INSIDE STORY: When a seagull eats Tater Tots for breakfast
When I mentioned confessions, I hope you realize I wasn’t referring to myself.
I need to make a confession on behalf of my lovely bride, Tamie, the associate online editor for The Christian Chronicle.
Recently, we traveled to Pepperdine University in Malibu, Calif., to cover an a cappella music symposium (see the story here). While there, we ate at Pepperdine’s cafeteria and found seats on the outside deck with a beautiful view of the Pacific Ocean.
Well, when a seagull sat on the ledge and watched us eat, Tamie just couldn’t help herself. She started tossing Tater Tots in the seagull’s direction. The bird caught most of them, enjoying a hearty breakfast.
Yes, I know, a grown woman should know better.
On a serious note, all of us at the Chronicle have grieved for Dale and Rita Brown and their entire extended family.
Dale, a humble servant of God, is chairman of the Chronicle’s national board of trustees. On Memorial Day, he lost his 13-year-old grandson in a tragic automobile accident.

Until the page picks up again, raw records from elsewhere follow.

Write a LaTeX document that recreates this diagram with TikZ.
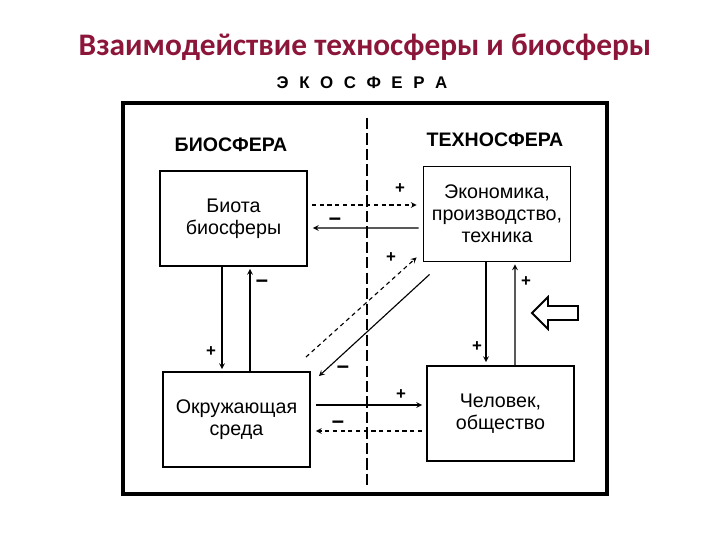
\documentclass[tikz,border=0pt]{standalone}
\usepackage{fontspec}
\setmainfont{Liberation Sans}
\newfontfamily\titlefont{Carlito}
\usetikzlibrary{calc,arrows}
\definecolor{titlered}{RGB}{140,22,58}
\tikzstyle{box} = [draw, line width=1.3pt, minimum width=3.675cm, minimum height=2.375cm, align=center, font=\fontsize{14}{15.5}\selectfont]
\tikzstyle{arrow} = [line width=0.8pt,->,>=stealth]
\tikzstyle{dasharrow} = [arrow, dash pattern=on 3pt off 2.5pt]
\tikzstyle{sign} = [font=\bfseries\fontsize{12}{12}\selectfont, inner sep=0pt]
\tikzstyle{head} = [font=\bfseries\fontsize{13.9}{15}\selectfont]
\newcommand{\minussign}{\scalebox{1.3}[1.4]{--}}

\begin{document}
\begin{tikzpicture}[x=0.025cm, y=-0.025cm]
\useasboundingbox (0,0) rectangle (720,540);

% Title and frame
\node (title) [font=\titlefont\bfseries\fontsize{22.3}{26}\selectfont, text=titlered] at (365,47) {Взаимодействие техносферы и биосферы};
\node (eco) [font=\bfseries\fontsize{12}{14}\selectfont] at (362,83) {Э\hspace{7.5pt}К\hspace{7.5pt}О\hspace{7.5pt}С\hspace{7.5pt}Ф\hspace{7.5pt}Е\hspace{7.5pt}Р\hspace{7.5pt}А};
\draw [line width=2.5pt] (123,103) rectangle (607,494); % ecosphere
\draw [line width=0.8pt, dash pattern=on 8pt off 3pt] (367,118) -- (367,487); % border

% Headings
\node (bio) [head] at (231,145) {БИОСФЕРА};
\node (techno) [head] at (495,140) {ТЕХНОСФЕРА};

% Boxes
\node (biota) [box] at (233.5,218.5) {Биота\\биосферы};
\node (econ) [box] at (497,214) {Экономика,\\производство,\\техника};
\node (env) [box] at (236.5,419.5) {Окружающая\\среда};
\node (person) [box] at (500.5,413.5) {Человек,\\общество};

% Horizontal links
\draw [dasharrow] ($(biota.east)+(4,-13.5)$) -- ($(econ.west)+(-6,-9)$);
\draw [arrow] ($(econ.west)+(-4,14)$) -- ($(biota.east)+(5,9.5)$);
\draw [arrow] ($(env.east)+(5,-14.5)$) -- ($(person.west)+(-4,-8.5)$);
\draw [dasharrow] ($(person.west)+(-4,17.5)$) -- ($(env.east)+(5,11.5)$);

% Vertical links
\draw [arrow] ($(biota.south)+(-11.5,0)$) -- ($(env.north)+(-14.5,-2)$);
\draw [arrow] ($(env.north)+(13.5,0)$) -- ($(biota.south)+(16.5,2)$);
\draw [arrow] ($(econ.south)+(-11,0)$) -- ($(person.north)+(-14.5,-3)$);
\draw [arrow] ($(person.north)+(14.5,0)$) -- ($(econ.south)+(18,2)$);

% Diagonal links
\draw [dasharrow] ($(env.north east)+(-5,-14)$) -- ($(econ.south west)+(-6,-5)$);
\draw [arrow] ($(econ.south west)+(7,12)$) -- ($(env.north east)+(8,5)$);

% Signs
\node (s1) [sign] at (400,189) {+};
\node (s2) [sign] at (335,222) {\minussign};
\node (s3) [sign] at (211,352) {+};
\node (s4) [sign] at (262,284) {\minussign};
\node (s5) [sign] at (477,347) {+};
\node (s6) [sign] at (526,282) {+};
\node (s7) [sign] at (391,258) {+};
\node (s8) [sign] at (343,370) {\minussign};
\node (s9) [sign] at (401,395) {+};
\node (s10) [sign] at (338,425) {\minussign};

% Hollow arrow
\draw [line width=1.3pt, line join=miter] (532,313) -- (548,297) -- (548,306) -- (578,306) -- (578,320) -- (548,320) -- (548,329) -- cycle;

\end{tikzpicture}
\end{document}
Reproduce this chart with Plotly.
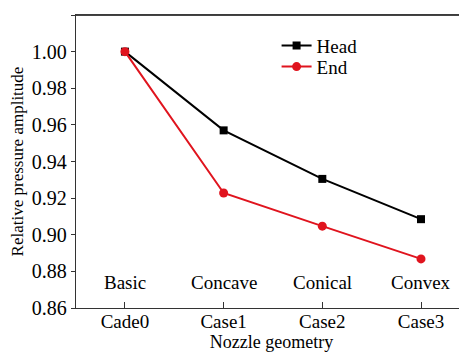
import plotly.graph_objects as go

categories = ["Cade0", "Case1", "Case2", "Case3"]
geometry_labels = ["Basic", "Concave", "Conical", "Convex"]
head = [1.000, 0.957, 0.9305, 0.9085]
end = [1.000, 0.9228, 0.9047, 0.8868]
y_ticks = [0.86, 0.88, 0.90, 0.92, 0.94, 0.96, 0.98, 1.00, 1.02]

FONT = "Liberation Serif"
idx = list(range(len(categories)))

fig = go.Figure()
fig.add_trace(go.Scatter(
    x=idx, y=head, name="Head", mode="lines+markers", legend="legend",
    line=dict(color="black", width=2),
    marker=dict(symbol="square", size=8, color="black"),
))
fig.add_trace(go.Scatter(
    x=idx, y=end, name="End", mode="lines+markers", legend="legend2",
    line=dict(color="#e0141e", width=2),
    marker=dict(symbol="circle", size=9, color="#e0141e"),
))

for i, lab in enumerate(geometry_labels):
    fig.add_annotation(x=i, y=0.8742, text=lab, showarrow=False,
                       font=dict(family=FONT, size=19, color="black"))

# top frame line
fig.add_shape(type="line", xref="paper", yref="paper", x0=0, x1=1, y0=0.999, y1=0.999,
              line=dict(color="#444", width=1.6), layer="above")

leg_common = dict(xanchor="left", yanchor="middle", bgcolor="rgba(0,0,0,0)",
                  font=dict(family=FONT, size=19), itemwidth=30)

# page body has an 8px margin, so the figure is shrunk by 8px and margins adjusted
fig.update_layout(
    width=459, height=350,
    margin=dict(l=68, r=0, t=7, b=50),
    paper_bgcolor="white", plot_bgcolor="white",
    font=dict(family=FONT, size=18, color="black"),
    showlegend=True,
    legend=dict(x=0.513, y=0.895, **leg_common),
    legend2=dict(x=0.513, y=0.8235, **leg_common),
)
fig.update_xaxes(
    range=[-0.496, 3.466], tickmode="array", tickvals=idx, ticktext=categories,
    showgrid=False, zeroline=False, showline=True, linecolor="#333", linewidth=1.3,
    mirror=True,
    ticks="inside", ticklen=6, tickcolor="#333", automargin=False,
    ticklabelstandoff=-4,
    title=dict(text="Nozzle geometry", standoff=1, font=dict(family=FONT, size=18)),
    tickfont=dict(family=FONT, size=19),
)
fig.update_yaxes(
    range=[0.86, 1.02], tickmode="array", tickvals=y_ticks,
    ticktext=[f"{v:.2f}" for v in y_ticks],
    showgrid=False, zeroline=False, showline=True, linecolor="#333", linewidth=1.3,
    ticks="outside", ticklen=4, tickcolor="#333", automargin=False,
    title=dict(text="Relative pressure amplitude", standoff=4, font=dict(family=FONT, size=17)),
    tickfont=dict(family=FONT, size=20),
)

fig.write_html("out.html")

John Connor Brown, a seventh-grader at Midland Christian Schools in Texas, was the son of Tod and Lee Ann Brown. Tod is executive minister of the Golf Course Road church in Midland. Survivors include Connor’s brothers, Hutton and Reagan, and his sister, Bailey, who is recovering from serious injuries suffered in the crash.
After Connor’s death, an online guestbook was set up for friends and church members to offer prayers and expressions of love.
I found myself checking the guestbook several times a day — amazed by the hundreds of messages posted by Christians who didn’t know quite what to say but wanted the Browns to know they cared and were praying. Tod Brown later wrote that the “fellowship and community” of the online guestbook were a welcome surprise and comfort.
“It is not possible to describe how the messages and site visits were like warm blankets and strong medicine,” he wrote. “Our broken hearts have been held by your words.”
We at the Chronicle offer our sincerest condolences to the Brown family.
I have a love-hate relationship with the secular news media. On the one hand, I spent 15 years with The Associated Press, The Daily Oklahoman and other daily newspapers. Most of the reporters and editors with whom I worked were caring, professional and fair.
On the other hand, there are journalists — if you can call them that — like the one who recently wrote a story for the Nashville Scene on two Church of Christ members running for top city offices in the Tennessee capital.
Here’s how the writer characterized the situation: “Buck Dozier, who is running for mayor, and Carolyn Baldwin Tucker, who wants to be vice mayor, both belong to the Church of Christ — that quirky collection of rigid fundamentalists that’s a little squirrelly even for much of the rest of the Christian right.”
The story continued: “It is a loose network of independent churches with no creed, so it’s hard to generalize about its beliefs. But in addition to the standard conservative Christian articles of faith, the typical Christer thinks a church piano is the devil’s instrument, it’s wrong to celebrate Christmas as Jesus’ birth — and, oh yes, everyone but members of the Church of Christ is going to spend eternity in hell.”
That same week, a WorldNetDaily.com story referred to possible Republican presidential candidate Fred Thompson’s reported affiliation with Churches of Christ. The story said: “Political strategists say Thompson would likely have to distance himself from the Churches of Christ in a general election bid. Democratic candidate Hillary Clinton, in particular, could make hay of his affiliation with the church, which restricts women’s role in the worship service.”
Granted, neither of those publications represent the mainstream media.
But even the initial Associated Press story from Mary Winkler’s murder trial referred to Churches of Christ as a “strict denomination.” To AP’s credit, a respected national editor in New York removed that description when I complained that it hinted at editorial bias.
Still, I wonder how we should handle negative characterizations of Churches of Christ. Should we worry about unfair representations? Why, in some cases, are we so misunderstood?
What has your own congregation’s experience been in dealing with the media? Are the types of descriptions mentioned above exceptions or typical?
I’d welcome your thoughts and ideas. Please e-mail me and be sure to include your name, congregation and contact information.
Assistant managing editor Erik Tryggestad, his wife, Jeanie, and I worshiped at the Central church in Wichita, Kan., recently while in town for a National Writers Workshop. The man sitting in front of us — whose name I apologize that I cannot remember — made our day by recognizing us and telling us how much he likes reading the Chronicle.
I have enjoyed similar exchanges recently with readers in California, Maryland and Oklahoma. Thank you for blessing us by reading the Chronicle and supporting our ministry of informing, inspiring and uniting Churches of Christ.